Hormonal Birth Control May Affect Women's Sexual Arousal & Pleasure
A recent Indiana University study collected data from 1,100 sexually active women, half of whom used hormonal birth control (the pill, patch, ring, or shot) and half of whom used non-hormonal birth control (condoms, diaphragms, cervical caps, or withdrawal).
Though the women of the two groups reported similar levels of sexual satisfaction (which was established on grounds of intimacy and romance), the women using hormonal birth control methods experienced less sexual arousal and fewer orgasms, decreased lubrication and pleasure, and ultimately, had sex less frequently. On a positive note, we can just whip out this study instead of having to use the ole “I have a headache” response.
Lead researcher Nicole Smith said that women “need to know that there are options, such as lubricants or other sexual enhancement products that may help to alleviate some of the negative effects they are experiencing.” (There’s also the option of “try harder, dude,” for our more vocal contingency.) Women should also be well informed about other, non-hormonal birth control methods, so that they can find the solution that’s right for them if they are experiencing negative side-effects.
While an enormous effort has been made to make condoms more pleasurable for men, “you don't hear about this same effort going toward reducing the negative impact of contraception on women's sexual functioning. It's just not part of the discussion," Smith says. (Apparently we’re still paying for that whole making them eat the apple/snake thing.)

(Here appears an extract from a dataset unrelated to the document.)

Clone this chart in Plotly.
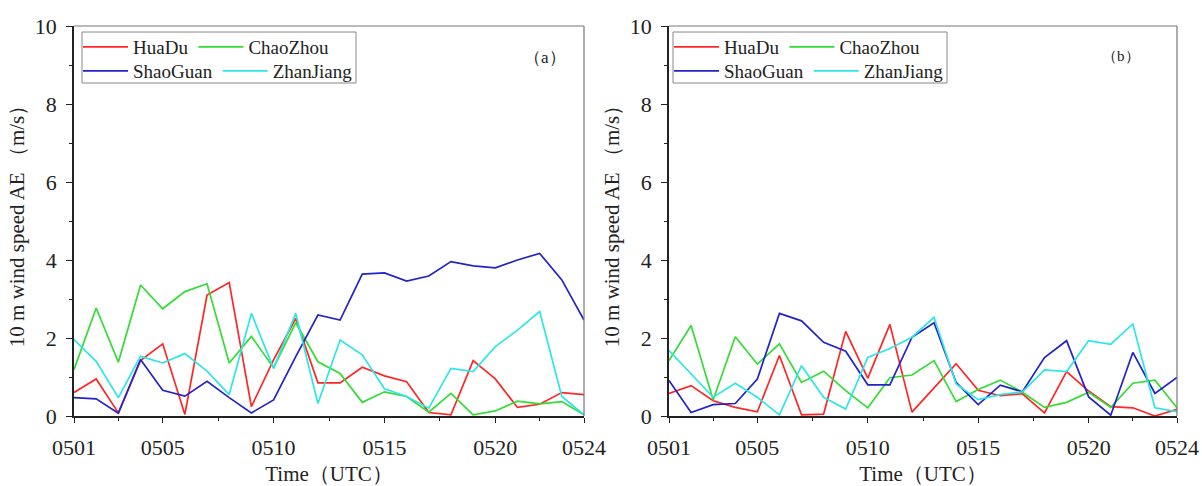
import plotly.graph_objects as go

dates = ["0501", "0502", "0503", "0504", "0505", "0506", "0507", "0508", "0509", "0510",
         "0511", "0512", "0513", "0514", "0515", "0516", "0517", "0518", "0519", "0520",
         "0521", "0522", "0523", "0524"]
tick_labels = ["0501", "0505", "0510", "0515", "0520", "0524"]
stations = ["HuaDu", "ChaoZhou", "ShaoGuan", "ZhanJiang"]

# Panel (a)
a_huadu = [0.60, 0.95, 0.08, 1.42, 1.85, 0.04, 3.10, 3.42, 0.24, 1.44, 2.50, 0.85,
           0.85, 1.25, 1.03, 0.88, 0.09, 0.03, 1.42, 0.95, 0.22, 0.30, 0.60, 0.55]
a_chaozhou = [1.19, 2.77, 1.38, 3.36, 2.75, 3.19, 3.39, 1.36, 2.04, 1.24, 2.39, 1.39,
              1.09, 0.35, 0.62, 0.50, 0.10, 0.58, 0.03, 0.13, 0.38, 0.31, 0.37, 0.03]
a_shaoguan = [0.47, 0.44, 0.07, 1.45, 0.66, 0.51, 0.89, 0.47, 0.08, 0.41, 1.52, 2.59,
              2.46, 3.64, 3.67, 3.46, 3.59, 3.96, 3.85, 3.80, 4.00, 4.17, 3.49, 2.46]
a_zhanjiang = [1.96, 1.40, 0.47, 1.53, 1.36, 1.60, 1.15, 0.55, 2.63, 1.22, 2.63, 0.32,
               1.95, 1.57, 0.70, 0.50, 0.20, 1.22, 1.14, 1.78, 2.20, 2.68, 0.50, 0.03]

# Panel (b)
b_huadu = [0.58, 0.78, 0.39, 0.22, 0.11, 1.55, 0.03, 0.05, 2.17, 0.97, 2.35, 0.10,
           0.72, 1.34, 0.66, 0.52, 0.57, 0.08, 1.14, 0.64, 0.24, 0.21, 0.00, 0.17]
b_chaozhou = [1.42, 2.32, 0.41, 2.03, 1.33, 1.85, 0.86, 1.15, 0.65, 0.21, 0.98, 1.05,
              1.42, 0.37, 0.68, 0.92, 0.61, 0.22, 0.35, 0.61, 0.22, 0.84, 0.92, 0.21]
b_shaoguan = [0.91, 0.09, 0.29, 0.32, 0.95, 2.63, 2.44, 1.89, 1.66, 0.80, 0.80, 2.02,
              2.39, 0.86, 0.29, 0.79, 0.62, 1.50, 1.93, 0.49, 0.02, 1.63, 0.58, 0.99]
b_zhanjiang = [1.68, 1.08, 0.48, 0.84, 0.48, 0.03, 1.29, 0.48, 0.18, 1.50, 1.73, 2.02,
               2.53, 0.82, 0.42, 0.55, 0.62, 1.18, 1.14, 1.93, 1.84, 2.36, 0.21, 0.11]

colors = {"HuaDu": "#FF2626", "ChaoZhou": "#33DD33", "ShaoGuan": "#2323C8", "ZhanJiang": "#2EE6E6"}

x_vals = [int(d[2:]) for d in dates]
tick_vals = [int(t[2:]) for t in tick_labels]
minor_vals = [(tick_vals[i] + tick_vals[i + 1]) / 2 for i in range(len(tick_vals) - 1)]

panels = [
    ("x", "y", {"HuaDu": a_huadu, "ChaoZhou": a_chaozhou, "ShaoGuan": a_shaoguan, "ZhanJiang": a_zhanjiang},
     {"HuaDu": "legend", "ChaoZhou": "legend", "ShaoGuan": "legend2", "ZhanJiang": "legend2"}),
    ("x2", "y2", {"HuaDu": b_huadu, "ChaoZhou": b_chaozhou, "ShaoGuan": b_shaoguan, "ZhanJiang": b_zhanjiang},
     {"HuaDu": "legend3", "ChaoZhou": "legend3", "ShaoGuan": "legend4", "ZhanJiang": "legend4"}),
]

fig = go.Figure()
for xa, ya, series, legs in panels:
    for s in stations:
        fig.add_trace(go.Scatter(
            x=x_vals, y=series[s], mode="lines", name=s,
            line=dict(color=colors[s], width=1.7),
            xaxis=xa, yaxis=ya, legend=legs[s], showlegend=True,
        ))

W, H = 1202, 486
FONT = "Liberation Serif, Times New Roman, serif"

def px_x(p):
    return p / W

def px_y(p):
    return 1 - p / H

xdom_a = [px_x(74), px_x(584)]
xdom_b = [px_x(669), px_x(1177)]
ydom = [px_y(416), px_y(26)]

axis_common = dict(
    showline=True, linecolor="#222", linewidth=1.5, mirror=False, automargin=False,
    ticks="outside", tickcolor="#222", tickwidth=1.2, showgrid=False, zeroline=False,
    tickfont=dict(family=FONT, size=22, color="#222"),
)

xaxis_cfg = dict(
    axis_common, range=[1, 24], tickmode="array", tickvals=tick_vals, ticktext=tick_labels,
    ticklen=5, ticklabelstandoff=6,
    minor=dict(tickmode="array", tickvals=minor_vals, ticklen=3, ticks="outside", tickcolor="#222"),
    title=dict(text="Time（UTC）", font=dict(family=FONT, size=21, color="#222"), standoff=8),
)
yaxis_cfg = dict(
    axis_common, range=[0, 10], tickmode="linear", tick0=0, dtick=2, ticklen=6, ticklabelstandoff=5,
    minor=dict(dtick=1, ticklen=3, ticks="outside", tickcolor="#222"),
    title=dict(text="10 m wind speed AE （m/s）", font=dict(family=FONT, size=21, color="#222"), standoff=4),
)

legend_common = dict(
    orientation="h", xanchor="left", yanchor="middle", bgcolor="rgba(0,0,0,0)",
    borderwidth=0, font=dict(family=FONT, size=19, color="#222"), itemwidth=45,
    tracegroupgap=0, itemclick=False, itemdoubleclick=False,
)

fig.update_layout(
    template="none",
    width=W, height=H, margin=dict(l=0, r=0, t=0, b=0, autoexpand=False),
    paper_bgcolor="white", plot_bgcolor="white",
    xaxis=dict(xaxis_cfg, domain=xdom_a, anchor="y"),
    yaxis=dict(yaxis_cfg, domain=ydom, anchor="x"),
    xaxis2=dict(xaxis_cfg, domain=xdom_b, anchor="y2"),
    yaxis2=dict(yaxis_cfg, domain=ydom, anchor="x2"),
    legend=dict(legend_common, x=px_x(78), y=px_y(47)),
    legend2=dict(legend_common, x=px_x(78), y=px_y(71)),
    legend3=dict(legend_common, x=px_x(669), y=px_y(47)),
    legend4=dict(legend_common, x=px_x(669), y=px_y(71)),
    showlegend=True,
)

# Frame: top and right borders in gray, legend boxes
for xr, yr in [("x domain", "y domain"), ("x2 domain", "y2 domain")]:
    fig.add_shape(type="line", xref=xr, yref=yr, x0=0, x1=1, y0=1, y1=1, line=dict(color="#777", width=1.2))
    fig.add_shape(type="line", xref=xr, yref=yr, x0=1, x1=1, y0=0, y1=1, line=dict(color="#777", width=1.2))

fig.add_shape(type="rect", xref="paper", yref="paper", x0=px_x(82), x1=px_x(356), y0=px_y(83), y1=px_y(32),
              line=dict(color="#888", width=1))
fig.add_shape(type="rect", xref="paper", yref="paper", x0=px_x(673), x1=px_x(947), y0=px_y(83), y1=px_y(32),
              line=dict(color="#888", width=1))

fig.add_annotation(text="（a）", xref="paper", yref="paper", x=px_x(545), y=px_y(46),
                   showarrow=False, font=dict(family=FONT, size=17, color="#222"))
fig.add_annotation(text="（b）", xref="paper", yref="paper", x=px_x(1142), y=px_y(46),
                   showarrow=False, font=dict(family=FONT, size=15, color="#222"))

fig.write_html("out.html")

Very few studies have looked closer at this problematic medical phenomenon that at once encourages females’ sexual freedom and limits it; Smith’s study is among the first since the 1980s in the U.S. to study the relationship between hormonal contraception and sexual functioning in women.
No woman deserves getting stuck with a sub-par sex life. So if you think hormonal birth control may be negatively affecting you, talk to your health care provider about alternate options. Or, become a scientist who finds a good male birth control method. Someone needs to take it for the team.